I met Mike at the basketball clinic after Wali told the kids, “These clinics cost money, and here’s the man with the money.”
Other financial supporters make up that mural. Wali calls them the Legends of the City of Brotherly and Sisterly Love, including Sam Staten, Jr. (of Local Union 332), Gene Shaiken (of Almo Distribution), Mr. and Mrs. Pete Albert & Steam Fitters Local 420.
So when Wali pointed out Mike Sharp in the audience, he could have been talking about 50 others, saying, “Mike Sharp gave money, and he showed up. It was like 100 degrees that day–it’s important to be part of your community.”
And the mural was for the 76ers, teammates like Wilt, with family members representing him, and my Dad, who Wali mentioned multiple times in his speech.
As Wali said in a phone conversation, “You can’t forget your Dad. Your Dad and I are brothers.”
Wali wants everyone to know about our City of Brotherly and Sisterly Love. “As he said, It means so much to show how close we were as a group in Philadelphia.”
That group is still close. It’s just history repeating itself in new and miraculous ways.
We’re all teammates.
It was a tremendous feat for Wali to thank every person who meant something to him. He’s still upset about the handful of people he missed mentioning, like Mike Goings from the 76ers; he’s provided memorabilia and Wali’s star kids with tickets for eight years.
It’s a once-in-a-lifetime event when a picture brings together a community of legends.
When West Philly honors Wali, Wali honors all who have helped him.
Pop Jones didn’t need to say he was proud of Wali.
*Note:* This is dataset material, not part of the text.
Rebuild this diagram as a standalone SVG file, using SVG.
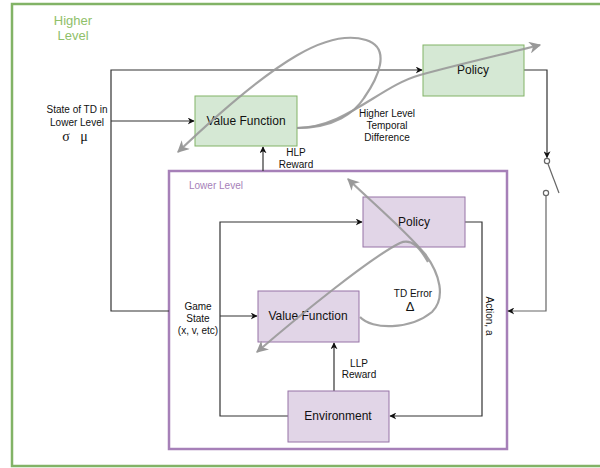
<svg xmlns="http://www.w3.org/2000/svg" width="600" height="468" viewBox="0 0 600 468">
<defs>
<style>
text{font-family:"Liberation Sans",Arial,sans-serif;fill:#111;}
.lbl{font-size:10px;text-anchor:middle;}
.node{font-size:12px;text-anchor:middle;}
.hi rect{fill:#d5e8d4;stroke:#82b366;stroke-width:1;}
.lo rect{fill:#e1d5e7;stroke:#9673a6;stroke-width:1;}
.conn{fill:none;stroke:#333;stroke-width:1.2;}
.sw{fill:none;stroke:#666;stroke-width:1.2;}
.td{fill:none;stroke:#999;stroke-width:2.2;stroke-opacity:0.9;}
</style>
<marker id="arr" viewBox="0 0 10 10" refX="9" refY="5" markerWidth="7" markerHeight="7" orient="auto" markerUnits="userSpaceOnUse">
<path d="M0,0 L10,5 L0,10 L3,5 Z" fill="#111"/>
</marker>
<marker id="garr" viewBox="0 0 10 10" refX="9" refY="5" markerWidth="12" markerHeight="12" orient="auto" markerUnits="userSpaceOnUse">
<path d="M0,0 L10,5 L0,10 L3,5 Z" fill="#999"/>
</marker>
</defs>

<g id="higher-level-frame">
<rect x="12" y="4" width="592" height="462" fill="none" stroke="#82b366" stroke-width="2.5"/>
<text x="73" y="25" style="font-size:13px;text-anchor:middle;fill:#8fc06a;">Higher</text>
<text x="73" y="40" style="font-size:13px;text-anchor:middle;fill:#8fc06a;">Level</text>
</g>

<g id="lower-level-frame">
<rect x="169" y="171" width="338" height="278" fill="none" stroke="#a680b8" stroke-width="2.5"/>
<text x="189" y="189" style="font-size:10px;fill:#a680b8;">Lower Level</text>
</g>

<g id="connectors">
<path class="conn" d="M169,311 H111 V70 H422" marker-end="url(#arr)"/>
<path class="conn" d="M111,121 H194" marker-end="url(#arr)"/>
<path class="conn" d="M263,171 V147" marker-end="url(#arr)"/>
<path class="conn" d="M524,70 H547 V157.5" marker-end="url(#arr)"/>
<circle class="sw" cx="547" cy="161" r="2.6" fill="#fff"/>
<path class="sw" d="M548,164 L559,193"/>
<circle class="sw" cx="546" cy="193" r="2.6" fill="#fff"/>
<path class="sw" d="M546,195.6 V311 H508" marker-end="url(#arr)"/>
<path class="conn" d="M288,416 H220 V222 H362" marker-end="url(#arr)"/>
<path class="conn" d="M220,316 H257" marker-end="url(#arr)"/>
<path class="conn" d="M465,222 H482 V416 H390" marker-end="url(#arr)"/>
<path class="conn" d="M334,391 V343" marker-end="url(#arr)"/>
</g>

<g id="hl-value-function" class="hi">
<rect x="195" y="96" width="102" height="50"/>
<text class="node" x="246" y="125">Value Function</text>
</g>
<g id="hl-policy" class="hi">
<rect x="423" y="45" width="101" height="51"/>
<text class="node" x="473" y="74">Policy</text>
</g>
<g id="ll-policy" class="lo">
<rect x="363" y="197" width="102" height="50"/>
<text class="node" x="414" y="226">Policy</text>
</g>
<g id="ll-value-function" class="lo">
<rect x="258" y="291" width="101" height="51"/>
<text class="node" x="308" y="320">Value Function</text>
</g>
<g id="environment" class="lo">
<rect x="288" y="391" width="101" height="51"/>
<text class="node" x="338" y="420">Environment</text>
</g>

<g id="td-curves">
<path class="td" d="M297,128 C335,128 355,112 364,98 C378,78 392,48 366,40 C330,29 280,55 178,152" marker-end="url(#garr)"/>
<path class="td" d="M297,128 C345,128 380,86 420,75 C460,64 500,55 540,45" marker-end="url(#garr)"/>
<path class="td" d="M360,317 C372,330 410,330 432,312 C446,298 440,274 425,254 C405,230 375,205 348,179" marker-end="url(#garr)"/>
<path class="td" d="M428,262 C420,248 412,238 400,243 C370,258 300,315 257,352" marker-end="url(#garr)"/>
</g>

<g id="labels">
<text class="lbl" x="77" y="113">State of TD in</text>
<text class="lbl" x="77" y="126">Lower Level</text>
<text x="75" y="141" style="font-family:'Liberation Serif','DejaVu Serif',serif;font-size:14px;text-anchor:middle;">σ&#160;&#160;&#160;μ</text>
<text class="lbl" x="296" y="156">HLP</text>
<text class="lbl" x="296" y="168">Reward</text>
<text class="lbl" x="387" y="117">Higher Level</text>
<text class="lbl" x="387" y="129">Temporal</text>
<text class="lbl" x="387" y="141">Difference</text>
<text class="lbl" x="198" y="310">Game</text>
<text class="lbl" x="198" y="322">State</text>
<text class="lbl" x="198" y="334">(x, v, etc)</text>
<text class="lbl" x="413" y="297">TD Error</text>
<text x="410" y="311" style="font-size:13px;text-anchor:middle;">Δ</text>
<text class="lbl" x="359" y="367">LLP</text>
<text class="lbl" x="359" y="378">Reward</text>
<text class="lbl" transform="translate(489,316) rotate(90)" dy="0.35em">Action, a</text>
</g>
</svg>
You just had to look at him to know how proud he was of his son.
The tears welled in his eyes when he sat under the tent after his speech, taking in all he could.
When the podium, tents, chairs, cameras, and all traces of the day are gone, the kids will play on their basketball court with the mural of Wali to remind them. They can imagine growing up like Wali, as Magic Johnson once did as a kid.
That mural raises the consciousness of the community of Mantua- the bottom, as those who are West Philly refer to it.
And though I can’t pronounce Mantua like a West Philadelphian, I know I’m part of the community no matter how I say it.
And now, three figures of Wali from different life stages, the kids and the sun, are part of the backdrop of the playground in Mantua. It’s Wali’s gift to remind Mantua the sun shines for them.
It’s a Wali “Wonder” Full life every day that it does.
Bottoms up, Mantua!
May that mural and the legends of the city of brotherly love behind it bring you and all the generations ahead hope, love, and prosperity- that sun lights the way.
It’s there to shine through the dark times, and it’s up to us to light our torches by it and raise everyone at “the bottom” to new heights!
“In closing, I have to say this,” Wali said. “We’re family. We’re humans on the journey to make a difference. If not you, who? If not now, when? If not here, where?”